◆ Brief:
Return, without pictures, the lines from the start of the data through the one that contains "x_ticks_a = list(range(-240, 481, 60))".

◆ Given records:
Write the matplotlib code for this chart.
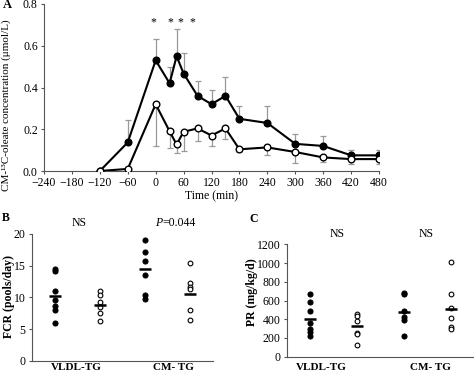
import matplotlib
matplotlib.use("Agg")
import matplotlib.pyplot as plt

plt.rcParams["font.family"] = ["Liberation Serif", "DejaVu Serif"]

# panel A: CM-13C-oleate time course
time_min = [-120, -60, 0, 30, 45, 60, 90, 120, 150, 180, 240, 300, 360, 420, 480]
filled_mean = [0.0, 0.137, 0.53, 0.42, 0.55, 0.467, 0.36, 0.32, 0.36, 0.25, 0.23, 0.13, 0.12, 0.075, 0.075]
filled_err = [0.0, 0.108, 0.10, 0.08, 0.13, 0.10, 0.07, 0.07, 0.09, 0.06, 0.08, 0.045, 0.05, 0.025, 0.025]
open_mean = [0.0, 0.01, 0.32, 0.19, 0.127, 0.188, 0.204, 0.17, 0.204, 0.104, 0.113, 0.091, 0.065, 0.057, 0.057]
open_err = [0.0, 0.0, 0.20, 0.08, 0.04, 0.094, 0.06, 0.05, 0.05, 0.015, 0.038, 0.053, 0.022, 0.023, 0.023]
star_x = [-4, 32, 53, 78]
x_ticks_a = list(range(-240, 481, 60))

# panel B: FCR (pools/day)
fcr_vldl_filled = [14.4, 14.1, 11.0, 9.6, 8.6, 8.0, 6.0]
fcr_vldl_open = [11.0, 10.3, 9.3, 8.5, 7.5, 6.3]
fcr_cm_filled = [19.0, 17.2, 15.8, 13.6, 10.3, 9.8]
fcr_cm_open = [15.5, 12.3, 11.7, 11.3, 8.0, 6.5]
fcr_means = [10.2, 8.8, 14.4, 10.6]

# panel C: PR (mg/kg/d)
pr_vldl_filled = [670, 580, 490, 360, 300, 260, 225]
pr_vldl_open = [460, 430, 385, 255, 240, 120]
pr_cm_filled = [685, 665, 490, 420, 395, 225]
pr_cm_open = [1010, 670, 520, 410, 315, 295]
pr_means = [400, 325, 480, 510]

groups = ["VLDL-TG", "CM- TG"]

W, H = 474, 372
fig = plt.figure(figsize=(W / 100, H / 100), dpi=100)


def box(l, t, r, b):
    return [l / W, 1 - b / H, (r - l) / W, (b - t) / H]


def ftext(x, y, s, **kw):
    # place text by pixel position from the top-left corner
    kw.setdefault("ha", "center")
    kw.setdefault("va", "center")
    kw.setdefault("fontsize", 8.5)
    return fig.text(x / W, 1 - y / H, s, **kw)


# ---- panel A ----
ax = fig.add_axes(box(44, 4, 379, 171))
ax.errorbar(time_min, filled_mean, yerr=[[0] * len(filled_err), filled_err],
            fmt="none", ecolor="#999999", elinewidth=0.9, capsize=2.5, capthick=0.9, zorder=1)
ax.errorbar(time_min, open_mean, yerr=[open_err, [0] * len(open_err)],
            fmt="none", ecolor="#999999", elinewidth=0.9, capsize=2.5, capthick=0.9, zorder=1)
ax.plot(time_min, filled_mean, "-o", color="black", lw=1.5, ms=4.8,
        mfc="black", mec="black", zorder=3)
ax.plot(time_min, open_mean, "-o", color="black", lw=1.5, ms=4.8,
        mfc="white", mec="black", mew=1.0, zorder=3)
for sx in star_x:
    ax.text(sx, 0.712, "*", ha="center", va="center", fontsize=8.5)
ax.set_xlim(-240, 480)
ax.set_ylim(0, 0.8)
ax.set_xticks(x_ticks_a)
ax.set_yticks([0.0, 0.2, 0.4, 0.6, 0.8])
ax.set_yticklabels(["0.0", "0.2", "0.4", "0.6", "0.8"])
ax.spines[["top", "right"]].set_visible(False)
ax.spines[["left", "bottom"]].set_color("#555555")
ax.tick_params(labelsize=8.5, length=2.5, width=0.8, color="#555555", pad=2)
ax.set_xlabel("Time (min)", fontsize=8.5, labelpad=1)
ftext(6, 105, "CM-\u00b9\u00b3C-oleate concentration (\u03bcmol/L)", rotation=90, fontsize=8)
ftext(7, 5, "A", fontsize=9, fontweight="bold")


def dot_panel(ax, series, means, ymax, yticks):
    positions = [1, 2, 3, 4]
    for i, vals in enumerate(series):
        filled = i % 2 == 0
        ax.plot([positions[i]] * len(vals), vals, "o", ms=3.6 if filled else 3.4,
                mfc="black" if filled else "white", mec="black",
                mew=0.8, zorder=2)
    ax.plot(positions, means, "_", color="black", ms=9, mew=1.8, zorder=3)
    ax.set_xlim(0.5, 4.5)
    ax.set_ylim(0, ymax)
    ax.set_yticks(yticks)
    ax.set_xticks([])
    ax.spines[["top", "right"]].set_visible(False)
    ax.spines[["left", "bottom"]].set_color("#555555")
    ax.tick_params(axis="y", labelsize=8.5, length=2.5, width=0.8, color="#555555", pad=2)


# ---- panel B ----
axb = fig.add_axes(box(32, 234, 213, 360.7))
dot_panel(axb, [fcr_vldl_filled, fcr_vldl_open, fcr_cm_filled, fcr_cm_open],
          fcr_means, 20, [0, 5, 10, 15, 20])
ftext(9, 296, "FCR (pools/day)", rotation=90, fontweight="bold")
for gx, g in zip([76, 173], groups):
    ftext(gx, 362.5, g, va="top", fontsize=8, fontweight="bold")
ftext(6, 218, "B", fontweight="bold")
ftext(79, 223, "NS")
ftext(155, 223, "P", ha="left", style="italic")
ftext(162, 223, "=0.044", ha="left")

# ---- panel C ----
axc = fig.add_axes(box(287, 244.3, 474, 356.7))
dot_panel(axc, [pr_vldl_filled, pr_vldl_open, pr_cm_filled, pr_cm_open],
          pr_means, 1200, [0, 200, 400, 600, 800, 1000, 1200])
ftext(252, 292, "PR (mg/kg/d)", rotation=90, fontweight="bold")
for gx, g in zip([321, 430], groups):
    ftext(gx, 362.5, g, va="top", fontsize=8, fontweight="bold")
ftext(254, 219, "C", fontweight="bold")
ftext(337, 234, "NS")
ftext(426, 234, "NS")

fig.savefig("out.png", dpi=100)
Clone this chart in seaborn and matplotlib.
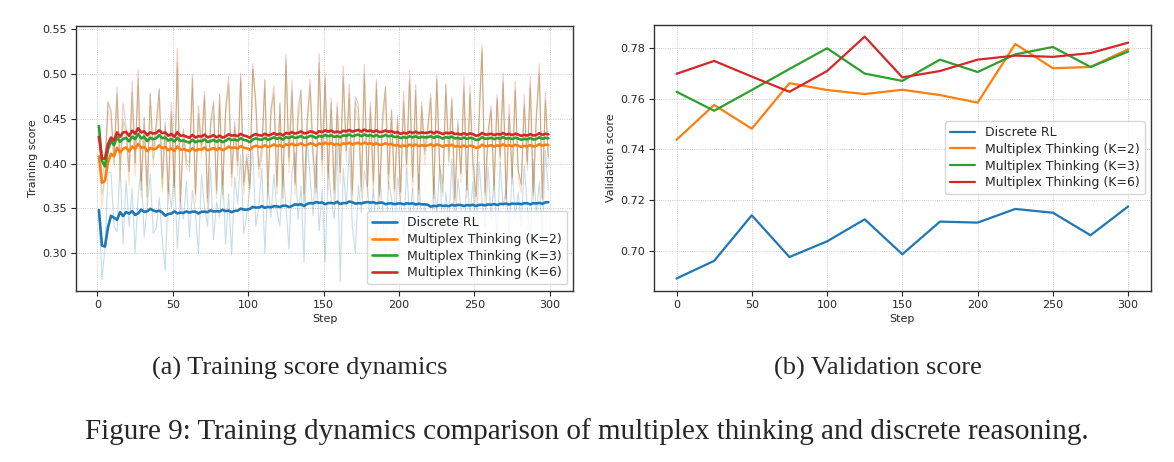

◆ Task response:
Write the matplotlib code for this chart.
import matplotlib
matplotlib.use("Agg")
import matplotlib.pyplot as plt

plt.rcParams["font.family"] = ["Liberation Serif", "DejaVu Serif"]

# panel A: CM-13C-oleate time course
time_min = [-120, -60, 0, 30, 45, 60, 90, 120, 150, 180, 240, 300, 360, 420, 480]
filled_mean = [0.0, 0.137, 0.53, 0.42, 0.55, 0.467, 0.36, 0.32, 0.36, 0.25, 0.23, 0.13, 0.12, 0.075, 0.075]
filled_err = [0.0, 0.108, 0.10, 0.08, 0.13, 0.10, 0.07, 0.07, 0.09, 0.06, 0.08, 0.045, 0.05, 0.025, 0.025]
open_mean = [0.0, 0.01, 0.32, 0.19, 0.127, 0.188, 0.204, 0.17, 0.204, 0.104, 0.113, 0.091, 0.065, 0.057, 0.057]
open_err = [0.0, 0.0, 0.20, 0.08, 0.04, 0.094, 0.06, 0.05, 0.05, 0.015, 0.038, 0.053, 0.022, 0.023, 0.023]
star_x = [-4, 32, 53, 78]
x_ticks_a = list(range(-240, 481, 60))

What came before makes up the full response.